Price weakness deserves part of the blame. XRP has struggled to hold attention during a period where other narratives have dominated. But there is another layer. Traders who stuck around through years of speculation about Ripple’s legal resolution and promised institutional adoption now seem exhausted. No single catalyst has landed, and the waiting has worn out the social conversation.
When Crowd Giving Up Becomes a Contrarian Signal
Santiment’s update points to a pattern that matters in crypto. Some of XRP’s strongest rallies have started when the crowd was the most disinterested. When both discussion volume and mood drop this far, the sell-side often thins out, and any fresh development or rotation can catch a market that is poorly positioned for upside. That doesn’t make a rally automatic, but it shifts the asymmetry. The last time weighted sentiment sat at these depths, XRP was approaching a notable low before a subsequent push higher.

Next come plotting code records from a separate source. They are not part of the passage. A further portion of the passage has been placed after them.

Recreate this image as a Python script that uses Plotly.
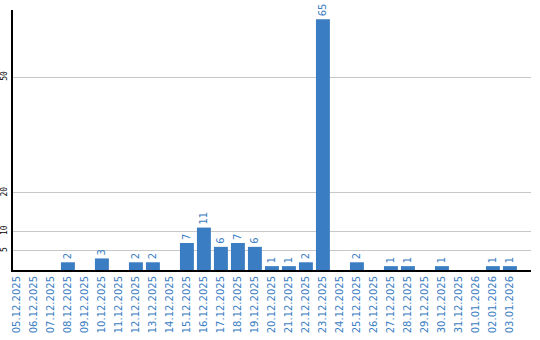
import plotly.graph_objects as go

dates = ["05.12.2025", "06.12.2025", "07.12.2025", "08.12.2025", "09.12.2025",
         "10.12.2025", "11.12.2025", "12.12.2025", "13.12.2025", "14.12.2025",
         "15.12.2025", "16.12.2025", "17.12.2025", "18.12.2025", "19.12.2025",
         "20.12.2025", "21.12.2025", "22.12.2025", "23.12.2025", "24.12.2025",
         "25.12.2025", "26.12.2025", "27.12.2025", "28.12.2025", "29.12.2025",
         "30.12.2025", "31.12.2025", "01.01.2026", "02.01.2026", "03.01.2026"]
values = [0, 0, 0, 2, 0, 3, 0, 2, 2, 0,
          7, 11, 6, 7, 6, 1, 1, 2, 65, 0,
          2, 0, 1, 1, 0, 1, 0, 0, 1, 1]
y_ticks = [5, 10, 20, 50]

blue = "#3a7dc2"
labels = [str(v) if v else "" for v in values]

fig = go.Figure(go.Bar(
    x=dates, y=values, text=labels, textposition="outside", textangle=-90,
    textfont=dict(color=blue, size=10, family="DejaVu Sans"),
    marker=dict(color=blue, line=dict(width=0)), cliponaxis=False,
    hoverinfo="skip",
))

fig.update_layout(
    width=540, height=340,
    margin=dict(l=13, r=9, t=10, b=70),
    paper_bgcolor="white", plot_bgcolor="white",
    bargap=0.18, showlegend=False,
)
fig.update_xaxes(
    type="category", range=[-0.23, 30.24], tickangle=-90,
    tickfont=dict(color=blue, size=10, family="DejaVu Sans"),
    showgrid=False, showline=True, linecolor="black", linewidth=2,
    ticks="", automargin=False,
)
fig.update_yaxes(
    range=[0, 67.4], tickvals=y_ticks, ticktext=[str(t) for t in y_ticks],
    tickangle=-90, tickfont=dict(color="black", size=8, family="DejaVu Sans Mono"),
    showgrid=True, gridcolor="#c8c8c8", gridwidth=1,
    showline=True, linecolor="black", linewidth=2, zeroline=False,
    ticks="", automargin=False, ticklabelstandoff=1,
)

fig.write_html("out.html")
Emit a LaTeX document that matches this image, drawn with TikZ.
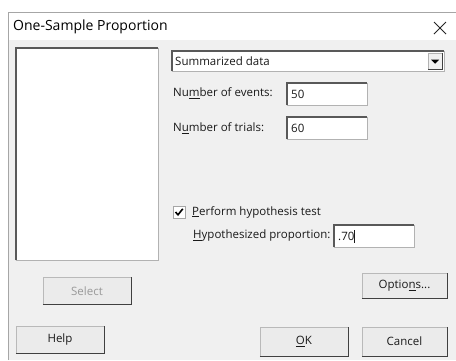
\documentclass[tikz,border=0pt]{standalone}
\usepackage{fontspec}
\setmainfont{Open Sans}
\begin{document}
\begin{tikzpicture}[x=1pt,y=-1pt,
  lbl/.style={anchor=west,inner sep=0pt,font=\fontsize{11.5}{13}\selectfont,text=black!90},
  btn/.style={draw=gray!55,fill=black!8,inner sep=0pt,font=\fontsize{11.5}{13}\selectfont,text=black!90},
  field/.style={draw=gray!60,fill=white,inner sep=0pt,anchor=north west,minimum width=80,minimum height=22},
  raised/.style={draw=black!75,line width=1.2pt},
  sunken/.style={draw=black!65,line width=1.2pt}]
\useasboundingbox (0,0) rectangle (456,360);
\fill[white] (0,0) rectangle (456,360);
% dialog body
\fill[black!6] (8,40) rectangle (456,360);
\fill[white] (8,12) rectangle (456,40);
\draw[gray!70,line width=0.8pt] (8,360) -- (8,12) -- (456,12);
\node[anchor=west,inner sep=0pt,font=\fontsize{14}{16}\selectfont] (title) at (13,27) {One-Sample Proportion};
% close cross
\coordinate (xc) at (440,28);
\draw[black!85,line width=0.9pt] ([shift={(-6,-6)}]xc) -- ([shift={(6,6)}]xc) ([shift={(-6,6)}]xc) -- ([shift={(6,-6)}]xc);
% list box
\node[draw=gray!60,fill=white,minimum width=142,minimum height=212,inner sep=0pt,anchor=north west] (list) at (16,48) {};
\draw[sunken] (list.south west) -- (list.north west) -- (list.north east);
% dropdown
\node[draw=gray!60,fill=white,minimum width=272,minimum height=20,inner sep=0pt,anchor=north west] (drop) at (172,51) {};
\draw[sunken] (drop.south west) -- (drop.north west) -- (drop.north east);
\node[lbl] (droptxt) at (175,61) {Summarized data};
\node[draw=gray!60,fill=black!6,minimum width=14,minimum height=16,inner sep=0pt,anchor=east] (dropbtn) at ([xshift=-2pt]drop.east) {};
\draw[black!75,line width=0.8pt] (dropbtn.south west) -- (dropbtn.south east) -- (dropbtn.north east);
\fill[black] ([shift={(-4,-1.5)}]dropbtn.center) -- ([shift={(4,-1.5)}]dropbtn.center) -- ([shift={(0,2.5)}]dropbtn.center) -- cycle;
% number of events
\node[lbl] (evlbl) at (173,93) {Nu\underline{m}ber of events:};
\node[field] (ev) at (287,83) {};
\draw[sunken] (ev.south west) -- (ev.north west) -- (ev.north east);
\node[lbl] (evtxt) at ([xshift=4pt]ev.west) {50};
% number of trials
\node[lbl] (trlbl) at (173,128) {N\underline{u}mber of trials:};
\node[field] (tr) at (287,117) {};
\draw[sunken] (tr.south west) -- (tr.north west) -- (tr.north east);
\node[lbl] (trtxt) at ([xshift=4pt]tr.west) {60};
% checkbox
\node[draw=gray!70,fill=white,minimum size=12,inner sep=0pt] (chk) at (179,212) {};
\draw[black,line width=1.6pt] ([shift={(-3.5,0)}]chk.center) -- ([shift={(-1,2.8)}]chk.center) -- ([shift={(3.8,-3.2)}]chk.center);
\node[lbl] (chklbl) at (192,212) {\underline{P}erform hypothesis test};
% hypothesized proportion
\node[lbl] (hplbl) at (193,236) {\underline{H}ypothesized proportion:};
\node[field] (hp) at (334,225) {};
\draw[sunken] (hp.south west) -- (hp.north west) -- (hp.north east);
\node[lbl] (hptxt) at ([xshift=4pt]hp.west) {.70\rule[-2.5pt]{0.7pt}{13pt}};
% buttons
\node[btn,minimum width=85,minimum height=25] (opt) at (404.5,285.5) {Optio\underline{n}s...};
\draw[raised] (opt.south west) -- (opt.south east) -- (opt.north east);
\node[btn,minimum width=88,minimum height=27,text=black!40] (sel) at (87,291) {Select};
\draw[raised] (sel.south west) -- (sel.south east) -- (sel.north east);
\node[btn,minimum width=88,minimum height=27] (help) at (60,340) {Help};
\draw[raised] (help.south west) -- (help.south east) -- (help.north east);
\node[btn,minimum width=88,minimum height=29] (ok) at (304,341.5) {\underline{O}K};
\draw[raised] (ok.south west) -- (ok.south east) -- (ok.north east);
\node[btn,minimum width=85,minimum height=29] (cancel) at (404.5,341.5) {Cancel};
\draw[raised] (cancel.south west) -- (cancel.south east) -- (cancel.north east);
\end{tikzpicture}
\end{document}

This isn’t a guaranteed setup. Sentiment can stay negative for weeks or even months without a price reversal. What makes it notable now is the contrast with what is happening beneath the surface.
Tokenization and Ledger Usage Keep Expanding
While social media is giving up, XRP Ledger development activity, tokenization initiatives, and institutional products continue to move forward. Real-world asset tokenization has crossed $20 billion on-chain, according to a recent weekly tokenization roundup , and networks that can connect traditional finance to crypto are attracting serious capital. XRP has long pitched itself as a bridge in that space, yet the enthusiasm gap between the ledger’s quiet progress and public chatter has widened considerably.
The regulatory picture remains jumbled. A major US crypto bill is hanging in the balance , with banking groups trying to reshape language just days before a Senate vote. That kind of uncertainty keeps institutional conviction contained, even while infrastructure gets built.
For traders, the question is whether this FUD floor will act like it has before. The absence of a clear catalyst doesn’t mean one won’t appear. When positioning is light and expectations are crushed, any supply-side trigger can move the price faster than most expect. But patience is still required, and the data makes no promises about timing.